- _STORED DATA_
* Begin *

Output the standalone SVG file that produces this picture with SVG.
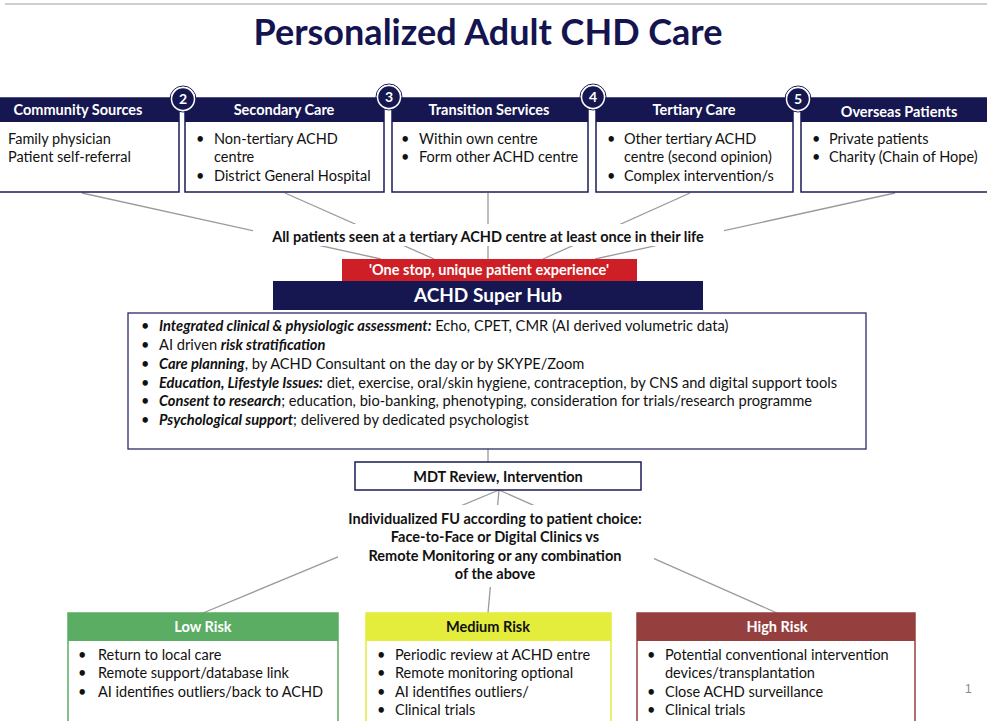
<svg xmlns="http://www.w3.org/2000/svg" width="987" height="721" viewBox="0 0 987 721">
<style>
text{font-family:Lato,"Open Sans","Liberation Sans",sans-serif;}
.t{font-size:14.5px;fill:#111;}
.m{font-size:14.65px;}
.b{font-weight:bold;}
.bi{font-weight:bold;font-style:italic;}
.hd{font-size:14.5px;font-weight:bold;fill:#fff;text-anchor:middle;}
.box{fill:#fff;stroke:#1b1b58;stroke-width:1.5;}
.hdr{fill:#161650;}
.cn{stroke:#9a9a9a;stroke-width:1.3;fill:none;}
.num{font-size:14px;font-weight:bold;fill:#fff;text-anchor:middle;}
.circ{fill:#161650;stroke:#fff;stroke-width:1.5;}
.ring{fill:none;stroke:#161650;stroke-width:1;}
.c{text-anchor:middle;}
</style>
<rect x="0" y="0" width="987" height="721" fill="#fff"/>
<line x1="5" y1="4" x2="987" y2="4" stroke="#cfcfcf" stroke-width="2"/>
<text x="488" y="45" class="c" style="font-size:36px;font-weight:bold;fill:#141450">Personalized Adult CHD Care</text>

<g id="connectors">
<line class="cn" x1="82" y1="193" x2="381" y2="259"/>
<line class="cn" x1="285" y1="193" x2="434" y2="259"/>
<line class="cn" x1="488" y1="193" x2="488" y2="259"/>
<line class="cn" x1="690" y1="193" x2="543" y2="259"/>
<line class="cn" x1="895" y1="193" x2="595" y2="259"/>
<line class="cn" x1="488" y1="449" x2="488" y2="462"/>
<line class="cn" x1="499" y1="490" x2="203" y2="613"/>
<line class="cn" x1="499" y1="490" x2="488" y2="613"/>
<line class="cn" x1="499" y1="490" x2="777" y2="613"/>
</g>

<g id="community">
<rect class="box" x="-10" y="98" width="189" height="94"/>
<rect class="hdr" x="-10" y="98" width="189" height="24"/>
<text class="hd" x="78" y="115">Community Sources</text>
<text class="t" x="8" y="144">Family physician</text>
<text class="t" x="8" y="162">Patient self-referral</text>
</g>
<g id="secondary">
<rect class="box" x="185" y="98" width="199" height="94"/>
<rect class="hdr" x="185" y="98" width="199" height="24"/>
<text class="hd" x="284" y="115">Secondary Care</text>
<text class="t" x="196" y="144">•</text><text class="t" x="214" y="144">Non-tertiary ACHD</text>
<text class="t" x="214" y="162">centre</text>
<text class="t" x="196" y="181">•</text><text class="t" x="214" y="181">District General Hospital</text>
</g>
<g id="transition">
<rect class="box" x="392" y="98" width="196" height="94"/>
<rect class="hdr" x="392" y="98" width="196" height="24"/>
<text class="hd" x="489" y="115">Transition Services</text>
<text class="t" x="401" y="144">•</text><text class="t" x="419" y="144">Within own centre</text>
<text class="t" x="401" y="162">•</text><text class="t" x="419" y="162">Form other ACHD centre</text>
</g>
<g id="tertiary">
<rect class="box" x="596" y="98" width="197" height="94"/>
<rect class="hdr" x="596" y="98" width="197" height="24"/>
<text class="hd" x="694" y="115">Tertiary Care</text>
<text class="t" x="607" y="144">•</text><text class="t" x="624" y="144">Other tertiary ACHD</text>
<text class="t" x="624" y="162">centre (second opinion)</text>
<text class="t" x="607" y="181">•</text><text class="t" x="624" y="181">Complex intervention/s</text>
</g>
<g id="overseas">
<rect class="box" x="801" y="98" width="195" height="94"/>
<rect class="hdr" x="801" y="98" width="195" height="24"/>
<text class="hd" x="899" y="117">Overseas Patients</text>
<text class="t" x="812" y="144">•</text><text class="t" x="829" y="144">Private patients</text>
<text class="t" x="812" y="162">•</text><text class="t" x="829" y="162">Charity (Chain of Hope)</text>
</g>

<g id="badges">
<circle class="ring" cx="183" cy="99" r="13"/><circle class="circ" cx="183" cy="99" r="11.5"/><text class="num" x="183" y="104">2</text>
<circle class="ring" cx="389" cy="97" r="13"/><circle class="circ" cx="389" cy="97" r="11.5"/><text class="num" x="389" y="102">3</text>
<circle class="ring" cx="593" cy="97" r="13"/><circle class="circ" cx="593" cy="97" r="11.5"/><text class="num" x="593" y="102">4</text>
<circle class="ring" cx="798" cy="99" r="13"/><circle class="circ" cx="798" cy="99" r="11.5"/><text class="num" x="798" y="104">5</text>
</g>

<g id="all-patients">
<rect x="253" y="224" width="471" height="22" fill="#fff"/>
<text class="t b c" x="488" y="242">All patients seen at a tertiary ACHD centre at least once in their life</text>
</g>

<g id="one-stop">
<rect x="342" y="259" width="295" height="22" fill="#cd1f25"/>
<text class="c" x="489" y="275" style="font-size:14.5px;font-weight:bold;fill:#fff">'One stop, unique patient experience'</text>
</g>

<g id="super-hub">
<rect x="273" y="281" width="430" height="29" fill="#161650"/>
<text class="c" x="488" y="302" style="font-size:19px;font-weight:bold;fill:#fff">ACHD Super Hub</text>
</g>

<g id="hub-details">
<rect x="128" y="313" width="738" height="136" fill="#fff" stroke="#2a2a68" stroke-width="1.3"/>
<text class="t" x="141" y="331">•</text><text class="t m" x="159" y="331"><tspan class="bi">Integrated clinical &amp; physiologic assessment:</tspan> Echo, CPET, CMR (AI derived volumetric data)</text>
<text class="t" x="141" y="350">•</text><text class="t m" x="159" y="350">AI driven <tspan class="bi">risk stratification</tspan></text>
<text class="t" x="141" y="369">•</text><text class="t m" x="159" y="369"><tspan class="bi">Care planning</tspan>, by ACHD Consultant on the day or by SKYPE/Zoom</text>
<text class="t" x="141" y="388">•</text><text class="t m" x="159" y="388"><tspan class="bi">Education, Lifestyle Issues:</tspan> diet, exercise, oral/skin hygiene, contraception, by CNS and digital support tools</text>
<text class="t" x="141" y="406">•</text><text class="t m" x="159" y="406"><tspan class="bi">Consent to research</tspan>; education, bio-banking, phenotyping, consideration for trials/research programme</text>
<text class="t" x="141" y="425">•</text><text class="t m" x="159" y="425"><tspan class="bi">Psychological support</tspan>; delivered by dedicated psychologist</text>
</g>

<g id="mdt">
<rect x="355" y="462" width="286" height="28" fill="#fff" stroke="#1b1b58" stroke-width="1.5"/>
<text class="t b c" x="498" y="482">MDT Review, Intervention</text>
</g>

<g id="followup">
<rect x="338" y="505" width="316" height="82" fill="#fff"/>
<text class="t b c" x="495" y="524">Individualized FU according to patient choice:</text>
<text class="t b c" x="495" y="542">Face-to-Face or Digital Clinics vs</text>
<text class="t b c" x="495" y="561">Remote Monitoring or any combination</text>
<text class="t b c" x="495" y="579">of the above</text>
</g>

<g id="low-risk">
<rect x="68" y="613" width="270" height="120" fill="#fff" stroke="#5aad62" stroke-width="1.5"/>
<rect x="68" y="613" width="270" height="28" fill="#5aad62"/>
<text class="hd" x="203" y="632">Low Risk</text>
<text class="t" x="78" y="660">•</text><text class="t" x="98" y="660">Return to local care</text>
<text class="t" x="78" y="678">•</text><text class="t" x="98" y="678">Remote support/database link</text>
<text class="t" x="78" y="697">•</text><text class="t" x="98" y="697">AI identifies outliers/back to ACHD</text>
</g>

<g id="medium-risk">
<rect x="366" y="613" width="245" height="120" fill="#fff" stroke="#e4ec3c" stroke-width="1.5"/>
<rect x="366" y="613" width="245" height="28" fill="#e4ec3c"/>
<text class="c" x="488" y="632" style="font-size:14.5px;font-weight:bold;fill:#111">Medium Risk</text>
<text class="t" x="377" y="660">•</text><text class="t" x="395" y="660">Periodic review at ACHD entre</text>
<text class="t" x="377" y="678">•</text><text class="t" x="395" y="678">Remote monitoring optional</text>
<text class="t" x="377" y="697">•</text><text class="t" x="395" y="697">AI identifies outliers/</text>
<text class="t" x="377" y="715">•</text><text class="t" x="395" y="715">Clinical trials</text>
</g>

<g id="high-risk">
<rect x="637" y="613" width="278" height="120" fill="#fff" stroke="#95403f" stroke-width="1.5"/>
<rect x="637" y="613" width="278" height="28" fill="#95403f"/>
<text class="hd" x="777" y="632">High Risk</text>
<text class="t" x="647" y="660">•</text><text class="t" x="665" y="660">Potential conventional intervention</text>
<text class="t" x="665" y="678">devices/transplantation</text>
<text class="t" x="647" y="697">•</text><text class="t" x="665" y="697">Close ACHD surveillance</text>
<text class="t" x="647" y="715">•</text><text class="t" x="665" y="715">Clinical trials</text>
</g>

<text x="965" y="693" style="font-size:12px;fill:#888;font-family:'Liberation Sans',sans-serif">1</text>
</svg>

* End *

- _WHAT NEEDS TO BE DONE_
Copy exactly the lines running from the beginning of the listing through the line that has "Adult CHD Care</text>". Drop the pictures.

- _TASK RESULT_
Output the standalone SVG file that produces this picture with SVG.
<svg xmlns="http://www.w3.org/2000/svg" width="987" height="721" viewBox="0 0 987 721">
<style>
text{font-family:Lato,"Open Sans","Liberation Sans",sans-serif;}
.t{font-size:14.5px;fill:#111;}
.m{font-size:14.65px;}
.b{font-weight:bold;}
.bi{font-weight:bold;font-style:italic;}
.hd{font-size:14.5px;font-weight:bold;fill:#fff;text-anchor:middle;}
.box{fill:#fff;stroke:#1b1b58;stroke-width:1.5;}
.hdr{fill:#161650;}
.cn{stroke:#9a9a9a;stroke-width:1.3;fill:none;}
.num{font-size:14px;font-weight:bold;fill:#fff;text-anchor:middle;}
.circ{fill:#161650;stroke:#fff;stroke-width:1.5;}
.ring{fill:none;stroke:#161650;stroke-width:1;}
.c{text-anchor:middle;}
</style>
<rect x="0" y="0" width="987" height="721" fill="#fff"/>
<line x1="5" y1="4" x2="987" y2="4" stroke="#cfcfcf" stroke-width="2"/>
<text x="488" y="45" class="c" style="font-size:36px;font-weight:bold;fill:#141450">Personalized Adult CHD Care</text>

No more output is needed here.